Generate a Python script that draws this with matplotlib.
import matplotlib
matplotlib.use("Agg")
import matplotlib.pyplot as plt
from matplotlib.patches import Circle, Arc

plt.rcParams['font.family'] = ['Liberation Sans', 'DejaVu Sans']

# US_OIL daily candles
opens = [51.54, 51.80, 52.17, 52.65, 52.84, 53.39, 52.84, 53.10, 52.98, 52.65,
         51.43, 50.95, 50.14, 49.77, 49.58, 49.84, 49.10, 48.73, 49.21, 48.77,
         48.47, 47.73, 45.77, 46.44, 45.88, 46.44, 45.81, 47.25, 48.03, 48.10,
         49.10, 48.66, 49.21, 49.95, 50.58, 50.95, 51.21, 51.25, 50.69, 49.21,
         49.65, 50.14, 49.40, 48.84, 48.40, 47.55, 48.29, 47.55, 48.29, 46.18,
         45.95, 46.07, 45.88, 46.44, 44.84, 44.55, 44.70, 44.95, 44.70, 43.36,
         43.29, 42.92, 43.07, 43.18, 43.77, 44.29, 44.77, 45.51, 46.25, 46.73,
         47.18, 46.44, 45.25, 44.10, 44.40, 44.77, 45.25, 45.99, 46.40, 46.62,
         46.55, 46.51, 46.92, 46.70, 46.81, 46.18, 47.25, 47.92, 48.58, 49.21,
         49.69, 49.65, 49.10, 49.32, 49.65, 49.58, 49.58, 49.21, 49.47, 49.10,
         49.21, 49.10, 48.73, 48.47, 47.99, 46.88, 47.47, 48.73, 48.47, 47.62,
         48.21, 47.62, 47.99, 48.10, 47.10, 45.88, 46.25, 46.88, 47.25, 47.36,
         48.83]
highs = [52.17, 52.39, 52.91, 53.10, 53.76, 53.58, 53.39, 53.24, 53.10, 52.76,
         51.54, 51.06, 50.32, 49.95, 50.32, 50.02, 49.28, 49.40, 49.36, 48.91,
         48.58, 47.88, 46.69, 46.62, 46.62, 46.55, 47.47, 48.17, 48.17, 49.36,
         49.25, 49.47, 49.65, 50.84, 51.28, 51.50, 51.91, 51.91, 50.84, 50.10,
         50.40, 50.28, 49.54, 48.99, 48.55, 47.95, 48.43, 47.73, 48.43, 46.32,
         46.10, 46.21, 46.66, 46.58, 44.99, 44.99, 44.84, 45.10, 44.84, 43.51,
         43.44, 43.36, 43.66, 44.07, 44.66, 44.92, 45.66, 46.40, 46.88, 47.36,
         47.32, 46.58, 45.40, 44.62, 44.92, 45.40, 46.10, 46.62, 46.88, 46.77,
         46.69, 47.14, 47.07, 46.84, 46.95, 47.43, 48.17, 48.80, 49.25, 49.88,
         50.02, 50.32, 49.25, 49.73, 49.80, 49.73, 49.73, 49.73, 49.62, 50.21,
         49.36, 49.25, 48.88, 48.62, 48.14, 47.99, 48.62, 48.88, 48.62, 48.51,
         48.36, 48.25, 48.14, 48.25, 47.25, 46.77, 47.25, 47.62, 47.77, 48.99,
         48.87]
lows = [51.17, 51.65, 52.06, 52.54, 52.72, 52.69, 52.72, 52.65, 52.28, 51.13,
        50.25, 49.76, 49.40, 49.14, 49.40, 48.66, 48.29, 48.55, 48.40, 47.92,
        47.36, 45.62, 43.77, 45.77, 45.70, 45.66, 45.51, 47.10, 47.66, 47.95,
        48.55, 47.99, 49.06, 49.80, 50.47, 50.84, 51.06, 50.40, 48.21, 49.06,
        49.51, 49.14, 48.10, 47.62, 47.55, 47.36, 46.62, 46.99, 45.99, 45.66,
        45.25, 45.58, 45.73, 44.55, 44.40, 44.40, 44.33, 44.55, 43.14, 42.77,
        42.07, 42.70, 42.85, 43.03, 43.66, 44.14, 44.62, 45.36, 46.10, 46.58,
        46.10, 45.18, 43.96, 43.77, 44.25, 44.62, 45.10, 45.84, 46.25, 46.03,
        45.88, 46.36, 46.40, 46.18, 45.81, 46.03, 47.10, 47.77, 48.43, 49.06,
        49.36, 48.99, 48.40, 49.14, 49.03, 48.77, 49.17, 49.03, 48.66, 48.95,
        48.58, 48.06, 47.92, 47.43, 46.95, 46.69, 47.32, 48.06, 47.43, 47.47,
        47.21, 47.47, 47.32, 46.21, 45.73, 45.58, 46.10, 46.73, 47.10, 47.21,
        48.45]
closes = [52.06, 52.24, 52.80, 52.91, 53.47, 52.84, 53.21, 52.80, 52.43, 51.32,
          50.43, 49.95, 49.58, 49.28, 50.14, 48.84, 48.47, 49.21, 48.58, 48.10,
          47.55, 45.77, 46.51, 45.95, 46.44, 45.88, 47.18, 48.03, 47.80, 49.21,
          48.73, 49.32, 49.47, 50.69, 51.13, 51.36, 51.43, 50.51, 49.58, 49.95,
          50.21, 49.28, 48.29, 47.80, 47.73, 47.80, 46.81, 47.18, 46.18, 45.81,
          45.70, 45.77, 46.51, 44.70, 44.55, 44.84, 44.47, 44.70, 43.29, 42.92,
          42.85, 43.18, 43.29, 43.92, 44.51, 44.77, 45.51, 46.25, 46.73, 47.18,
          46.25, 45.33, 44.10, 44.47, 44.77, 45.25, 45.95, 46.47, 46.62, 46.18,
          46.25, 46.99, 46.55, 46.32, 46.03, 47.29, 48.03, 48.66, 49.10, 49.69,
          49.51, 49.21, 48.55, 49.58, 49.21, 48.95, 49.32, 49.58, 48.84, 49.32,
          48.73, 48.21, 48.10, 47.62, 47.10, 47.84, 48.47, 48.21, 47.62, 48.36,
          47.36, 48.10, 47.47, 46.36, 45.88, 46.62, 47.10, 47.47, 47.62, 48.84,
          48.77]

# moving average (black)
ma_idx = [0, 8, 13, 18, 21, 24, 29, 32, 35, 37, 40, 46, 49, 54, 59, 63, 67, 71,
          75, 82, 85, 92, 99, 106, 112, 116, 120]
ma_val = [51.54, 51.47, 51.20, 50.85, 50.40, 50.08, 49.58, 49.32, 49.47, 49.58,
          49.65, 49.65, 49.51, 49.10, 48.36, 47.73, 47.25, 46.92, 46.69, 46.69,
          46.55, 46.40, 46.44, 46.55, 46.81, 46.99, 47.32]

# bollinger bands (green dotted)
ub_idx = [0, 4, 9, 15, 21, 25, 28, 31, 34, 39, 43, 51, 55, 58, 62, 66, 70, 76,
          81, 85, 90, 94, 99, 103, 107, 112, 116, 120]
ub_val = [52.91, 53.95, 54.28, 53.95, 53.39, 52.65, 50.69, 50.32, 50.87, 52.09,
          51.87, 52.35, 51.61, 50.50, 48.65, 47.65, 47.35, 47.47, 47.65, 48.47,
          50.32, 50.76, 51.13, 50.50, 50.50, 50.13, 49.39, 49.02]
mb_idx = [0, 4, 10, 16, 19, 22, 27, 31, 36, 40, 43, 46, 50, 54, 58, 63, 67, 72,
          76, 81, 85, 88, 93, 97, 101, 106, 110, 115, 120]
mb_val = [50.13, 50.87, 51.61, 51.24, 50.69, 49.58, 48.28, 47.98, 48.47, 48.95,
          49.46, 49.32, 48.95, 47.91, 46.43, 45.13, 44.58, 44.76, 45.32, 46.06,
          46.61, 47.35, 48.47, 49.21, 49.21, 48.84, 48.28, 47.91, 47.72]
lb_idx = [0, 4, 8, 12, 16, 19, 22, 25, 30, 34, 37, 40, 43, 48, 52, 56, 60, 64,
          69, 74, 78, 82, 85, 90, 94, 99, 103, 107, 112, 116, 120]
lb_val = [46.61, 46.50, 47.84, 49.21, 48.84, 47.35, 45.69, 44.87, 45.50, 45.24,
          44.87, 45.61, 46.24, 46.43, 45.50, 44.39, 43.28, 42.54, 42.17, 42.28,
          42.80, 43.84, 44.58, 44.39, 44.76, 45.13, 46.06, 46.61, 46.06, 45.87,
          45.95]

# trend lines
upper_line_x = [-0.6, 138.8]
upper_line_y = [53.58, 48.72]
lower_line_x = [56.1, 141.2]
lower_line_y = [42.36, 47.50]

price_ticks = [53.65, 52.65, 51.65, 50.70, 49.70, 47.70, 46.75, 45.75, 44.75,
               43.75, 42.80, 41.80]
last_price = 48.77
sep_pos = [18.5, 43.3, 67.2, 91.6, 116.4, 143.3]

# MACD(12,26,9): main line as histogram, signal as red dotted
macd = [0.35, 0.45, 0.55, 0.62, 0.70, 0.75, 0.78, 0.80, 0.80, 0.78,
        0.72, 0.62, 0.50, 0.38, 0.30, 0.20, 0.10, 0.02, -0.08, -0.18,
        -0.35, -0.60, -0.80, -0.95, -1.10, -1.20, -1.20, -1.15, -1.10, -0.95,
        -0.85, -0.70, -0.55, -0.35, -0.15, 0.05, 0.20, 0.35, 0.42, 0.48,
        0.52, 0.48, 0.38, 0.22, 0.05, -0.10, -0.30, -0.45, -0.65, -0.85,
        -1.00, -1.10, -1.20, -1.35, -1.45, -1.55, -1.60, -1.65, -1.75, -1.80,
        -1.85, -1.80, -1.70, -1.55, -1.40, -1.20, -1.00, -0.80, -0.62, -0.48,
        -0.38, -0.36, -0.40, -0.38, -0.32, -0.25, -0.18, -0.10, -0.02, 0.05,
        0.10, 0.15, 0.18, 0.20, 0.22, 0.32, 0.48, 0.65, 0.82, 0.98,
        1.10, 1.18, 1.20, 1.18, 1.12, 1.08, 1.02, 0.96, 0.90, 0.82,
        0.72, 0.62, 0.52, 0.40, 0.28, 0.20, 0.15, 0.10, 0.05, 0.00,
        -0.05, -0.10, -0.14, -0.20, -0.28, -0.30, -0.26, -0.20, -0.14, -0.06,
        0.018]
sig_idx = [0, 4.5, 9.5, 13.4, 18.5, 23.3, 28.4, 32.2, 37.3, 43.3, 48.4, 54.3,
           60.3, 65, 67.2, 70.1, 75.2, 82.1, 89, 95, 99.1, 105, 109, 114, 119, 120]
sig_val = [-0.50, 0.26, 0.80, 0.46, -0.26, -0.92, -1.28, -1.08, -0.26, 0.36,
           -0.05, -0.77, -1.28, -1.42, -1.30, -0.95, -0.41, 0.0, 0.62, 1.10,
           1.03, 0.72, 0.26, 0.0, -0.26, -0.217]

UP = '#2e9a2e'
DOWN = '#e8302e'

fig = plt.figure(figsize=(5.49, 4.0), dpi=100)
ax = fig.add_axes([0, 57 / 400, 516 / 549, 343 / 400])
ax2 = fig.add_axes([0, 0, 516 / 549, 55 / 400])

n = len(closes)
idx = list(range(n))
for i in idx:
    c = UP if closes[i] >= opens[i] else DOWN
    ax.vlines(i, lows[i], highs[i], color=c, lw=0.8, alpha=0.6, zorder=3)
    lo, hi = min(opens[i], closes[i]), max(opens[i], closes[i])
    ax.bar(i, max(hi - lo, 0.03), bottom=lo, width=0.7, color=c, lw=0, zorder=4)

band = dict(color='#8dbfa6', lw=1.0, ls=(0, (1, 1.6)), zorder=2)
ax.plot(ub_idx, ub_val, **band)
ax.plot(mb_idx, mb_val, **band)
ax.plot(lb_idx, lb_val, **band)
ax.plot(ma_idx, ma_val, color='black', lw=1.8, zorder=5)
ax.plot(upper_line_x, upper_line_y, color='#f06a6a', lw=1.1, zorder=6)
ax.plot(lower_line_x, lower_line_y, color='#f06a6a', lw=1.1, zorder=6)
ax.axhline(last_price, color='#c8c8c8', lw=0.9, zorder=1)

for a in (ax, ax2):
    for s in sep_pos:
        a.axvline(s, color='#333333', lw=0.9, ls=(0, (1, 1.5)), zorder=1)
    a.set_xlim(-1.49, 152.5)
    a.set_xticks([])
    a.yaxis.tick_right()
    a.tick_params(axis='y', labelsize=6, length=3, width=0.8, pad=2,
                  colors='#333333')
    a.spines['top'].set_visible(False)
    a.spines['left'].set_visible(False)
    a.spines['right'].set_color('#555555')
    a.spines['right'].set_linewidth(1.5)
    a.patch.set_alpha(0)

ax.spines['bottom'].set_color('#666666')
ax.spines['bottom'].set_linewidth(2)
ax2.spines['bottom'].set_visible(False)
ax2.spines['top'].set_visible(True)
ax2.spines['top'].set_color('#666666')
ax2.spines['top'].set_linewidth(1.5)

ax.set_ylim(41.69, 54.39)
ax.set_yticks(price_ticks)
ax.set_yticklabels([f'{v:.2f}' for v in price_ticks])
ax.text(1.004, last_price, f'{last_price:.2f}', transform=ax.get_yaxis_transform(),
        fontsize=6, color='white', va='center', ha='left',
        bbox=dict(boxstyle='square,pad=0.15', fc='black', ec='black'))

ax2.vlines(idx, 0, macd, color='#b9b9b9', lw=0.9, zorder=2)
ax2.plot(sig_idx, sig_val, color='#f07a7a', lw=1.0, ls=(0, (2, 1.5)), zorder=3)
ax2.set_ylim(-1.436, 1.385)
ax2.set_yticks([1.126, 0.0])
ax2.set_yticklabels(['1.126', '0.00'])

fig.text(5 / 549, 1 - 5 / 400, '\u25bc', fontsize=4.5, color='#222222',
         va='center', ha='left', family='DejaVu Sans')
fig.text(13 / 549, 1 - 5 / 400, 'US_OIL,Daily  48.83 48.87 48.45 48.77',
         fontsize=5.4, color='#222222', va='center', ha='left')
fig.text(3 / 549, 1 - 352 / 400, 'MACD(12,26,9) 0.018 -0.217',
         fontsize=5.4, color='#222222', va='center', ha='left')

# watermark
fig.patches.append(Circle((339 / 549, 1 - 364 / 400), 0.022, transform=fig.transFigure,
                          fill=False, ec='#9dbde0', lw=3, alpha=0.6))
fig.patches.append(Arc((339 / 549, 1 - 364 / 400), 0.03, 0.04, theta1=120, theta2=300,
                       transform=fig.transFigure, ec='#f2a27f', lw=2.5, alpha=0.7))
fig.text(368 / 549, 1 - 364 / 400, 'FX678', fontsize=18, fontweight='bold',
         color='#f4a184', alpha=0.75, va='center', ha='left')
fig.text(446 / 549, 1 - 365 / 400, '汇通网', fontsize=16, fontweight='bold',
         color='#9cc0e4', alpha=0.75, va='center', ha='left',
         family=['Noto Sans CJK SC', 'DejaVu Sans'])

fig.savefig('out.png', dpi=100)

—————

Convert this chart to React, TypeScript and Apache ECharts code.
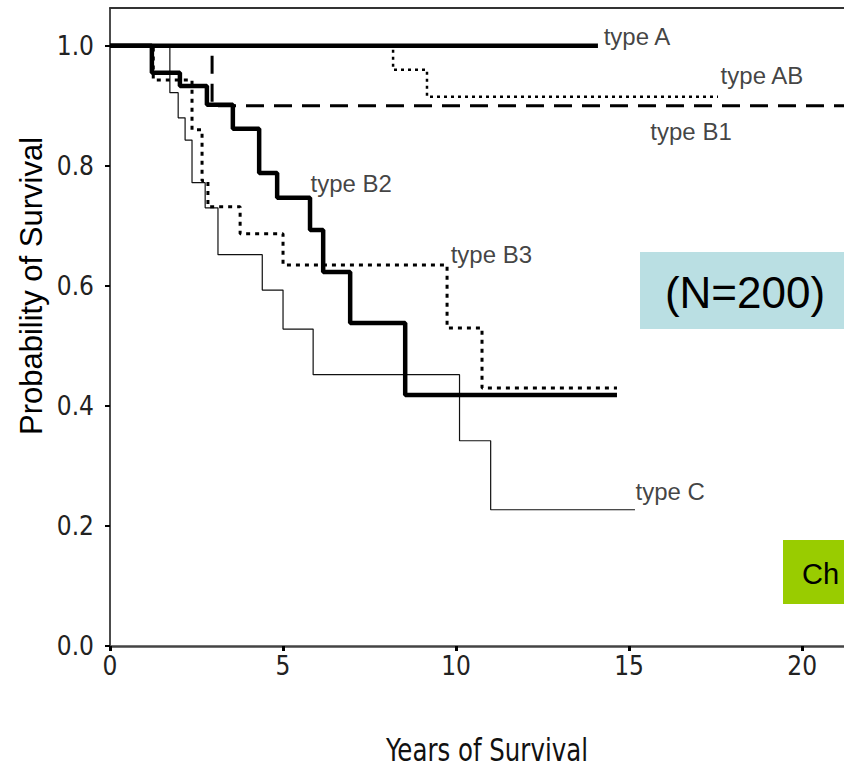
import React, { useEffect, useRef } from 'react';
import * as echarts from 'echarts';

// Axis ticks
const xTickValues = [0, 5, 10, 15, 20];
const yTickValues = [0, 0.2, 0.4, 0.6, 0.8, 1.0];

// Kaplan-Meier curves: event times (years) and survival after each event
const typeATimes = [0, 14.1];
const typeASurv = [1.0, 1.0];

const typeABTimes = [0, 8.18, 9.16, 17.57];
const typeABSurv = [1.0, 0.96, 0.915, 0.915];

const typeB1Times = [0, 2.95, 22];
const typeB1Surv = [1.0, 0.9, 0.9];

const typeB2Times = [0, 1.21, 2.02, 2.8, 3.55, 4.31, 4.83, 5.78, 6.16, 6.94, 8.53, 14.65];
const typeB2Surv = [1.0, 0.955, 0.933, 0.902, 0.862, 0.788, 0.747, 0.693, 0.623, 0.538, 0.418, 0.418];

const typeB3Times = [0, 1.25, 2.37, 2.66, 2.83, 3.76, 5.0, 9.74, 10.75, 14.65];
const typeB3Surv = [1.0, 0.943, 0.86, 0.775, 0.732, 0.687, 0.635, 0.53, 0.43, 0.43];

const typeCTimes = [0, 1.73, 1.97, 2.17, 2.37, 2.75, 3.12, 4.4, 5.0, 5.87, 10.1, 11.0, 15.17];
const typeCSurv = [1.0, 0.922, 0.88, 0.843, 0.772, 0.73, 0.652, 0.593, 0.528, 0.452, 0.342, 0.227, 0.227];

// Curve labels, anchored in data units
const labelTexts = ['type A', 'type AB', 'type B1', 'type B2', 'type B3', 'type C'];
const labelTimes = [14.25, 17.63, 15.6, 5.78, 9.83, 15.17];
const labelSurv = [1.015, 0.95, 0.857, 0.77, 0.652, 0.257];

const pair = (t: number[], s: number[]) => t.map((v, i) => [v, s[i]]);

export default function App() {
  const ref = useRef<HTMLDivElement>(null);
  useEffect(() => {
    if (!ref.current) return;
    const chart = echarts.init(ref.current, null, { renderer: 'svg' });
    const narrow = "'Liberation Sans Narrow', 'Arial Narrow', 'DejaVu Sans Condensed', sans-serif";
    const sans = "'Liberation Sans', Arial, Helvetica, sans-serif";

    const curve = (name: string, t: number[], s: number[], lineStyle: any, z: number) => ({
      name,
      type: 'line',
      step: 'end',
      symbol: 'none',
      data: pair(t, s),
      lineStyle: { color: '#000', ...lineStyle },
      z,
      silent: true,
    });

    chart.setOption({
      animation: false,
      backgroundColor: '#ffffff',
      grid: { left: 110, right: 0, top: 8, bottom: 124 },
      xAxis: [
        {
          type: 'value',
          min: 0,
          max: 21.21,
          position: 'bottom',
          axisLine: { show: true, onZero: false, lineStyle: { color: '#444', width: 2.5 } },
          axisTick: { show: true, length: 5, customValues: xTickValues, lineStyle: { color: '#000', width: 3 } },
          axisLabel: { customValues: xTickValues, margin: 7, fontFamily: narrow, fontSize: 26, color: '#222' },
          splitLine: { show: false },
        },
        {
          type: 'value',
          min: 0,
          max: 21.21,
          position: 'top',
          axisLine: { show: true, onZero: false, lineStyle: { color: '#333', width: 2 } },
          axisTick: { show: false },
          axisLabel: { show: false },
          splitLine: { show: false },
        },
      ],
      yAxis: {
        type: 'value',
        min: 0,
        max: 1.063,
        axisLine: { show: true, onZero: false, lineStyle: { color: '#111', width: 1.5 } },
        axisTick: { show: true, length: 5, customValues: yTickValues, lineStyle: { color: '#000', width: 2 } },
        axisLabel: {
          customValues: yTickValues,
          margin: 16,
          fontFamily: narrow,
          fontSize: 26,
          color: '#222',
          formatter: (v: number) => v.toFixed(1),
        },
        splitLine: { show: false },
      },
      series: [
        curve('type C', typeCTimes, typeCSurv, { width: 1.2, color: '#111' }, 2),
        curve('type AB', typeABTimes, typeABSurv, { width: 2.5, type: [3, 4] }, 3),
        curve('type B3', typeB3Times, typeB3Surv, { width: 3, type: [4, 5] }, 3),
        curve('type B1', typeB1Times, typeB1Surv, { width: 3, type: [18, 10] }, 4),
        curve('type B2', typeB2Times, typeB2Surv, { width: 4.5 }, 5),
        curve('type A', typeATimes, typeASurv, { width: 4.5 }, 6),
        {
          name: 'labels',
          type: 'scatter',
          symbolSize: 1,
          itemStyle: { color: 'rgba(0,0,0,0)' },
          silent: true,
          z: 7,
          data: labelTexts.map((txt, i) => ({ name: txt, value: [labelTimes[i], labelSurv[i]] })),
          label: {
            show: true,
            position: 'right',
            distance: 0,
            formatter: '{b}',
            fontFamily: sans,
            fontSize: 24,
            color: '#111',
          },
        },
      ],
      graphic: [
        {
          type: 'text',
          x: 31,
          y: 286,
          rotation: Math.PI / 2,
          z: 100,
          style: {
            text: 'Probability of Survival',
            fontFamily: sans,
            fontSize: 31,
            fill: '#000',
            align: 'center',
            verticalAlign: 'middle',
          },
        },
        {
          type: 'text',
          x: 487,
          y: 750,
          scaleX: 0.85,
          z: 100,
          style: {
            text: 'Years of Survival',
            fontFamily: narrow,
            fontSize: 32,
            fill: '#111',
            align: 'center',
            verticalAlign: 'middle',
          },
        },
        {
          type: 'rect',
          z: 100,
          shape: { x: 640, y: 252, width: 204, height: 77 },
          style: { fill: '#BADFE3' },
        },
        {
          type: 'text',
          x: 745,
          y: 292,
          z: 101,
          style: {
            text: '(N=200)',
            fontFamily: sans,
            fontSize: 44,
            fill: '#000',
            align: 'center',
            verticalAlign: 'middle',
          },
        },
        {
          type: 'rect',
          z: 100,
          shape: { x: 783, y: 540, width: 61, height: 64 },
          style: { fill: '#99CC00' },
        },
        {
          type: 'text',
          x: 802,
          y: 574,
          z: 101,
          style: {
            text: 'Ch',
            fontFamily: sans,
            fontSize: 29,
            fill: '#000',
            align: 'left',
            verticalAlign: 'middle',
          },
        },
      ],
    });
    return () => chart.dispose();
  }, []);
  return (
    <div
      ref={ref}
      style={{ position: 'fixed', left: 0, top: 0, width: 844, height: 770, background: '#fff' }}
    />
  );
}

—————

## Written problem
Of the lines above, copy only those from the one holding "Convert this chart" to the one holding "0.342, 0.227, 0.227];", both included, and exclude every image.

## Response to this task
Convert this chart to React, TypeScript and Apache ECharts code.
import React, { useEffect, useRef } from 'react';
import * as echarts from 'echarts';

// Axis ticks
const xTickValues = [0, 5, 10, 15, 20];
const yTickValues = [0, 0.2, 0.4, 0.6, 0.8, 1.0];

// Kaplan-Meier curves: event times (years) and survival after each event
const typeATimes = [0, 14.1];
const typeASurv = [1.0, 1.0];

const typeABTimes = [0, 8.18, 9.16, 17.57];
const typeABSurv = [1.0, 0.96, 0.915, 0.915];

const typeB1Times = [0, 2.95, 22];
const typeB1Surv = [1.0, 0.9, 0.9];

const typeB2Times = [0, 1.21, 2.02, 2.8, 3.55, 4.31, 4.83, 5.78, 6.16, 6.94, 8.53, 14.65];
const typeB2Surv = [1.0, 0.955, 0.933, 0.902, 0.862, 0.788, 0.747, 0.693, 0.623, 0.538, 0.418, 0.418];

const typeB3Times = [0, 1.25, 2.37, 2.66, 2.83, 3.76, 5.0, 9.74, 10.75, 14.65];
const typeB3Surv = [1.0, 0.943, 0.86, 0.775, 0.732, 0.687, 0.635, 0.53, 0.43, 0.43];

const typeCTimes = [0, 1.73, 1.97, 2.17, 2.37, 2.75, 3.12, 4.4, 5.0, 5.87, 10.1, 11.0, 15.17];
const typeCSurv = [1.0, 0.922, 0.88, 0.843, 0.772, 0.73, 0.652, 0.593, 0.528, 0.452, 0.342, 0.227, 0.227];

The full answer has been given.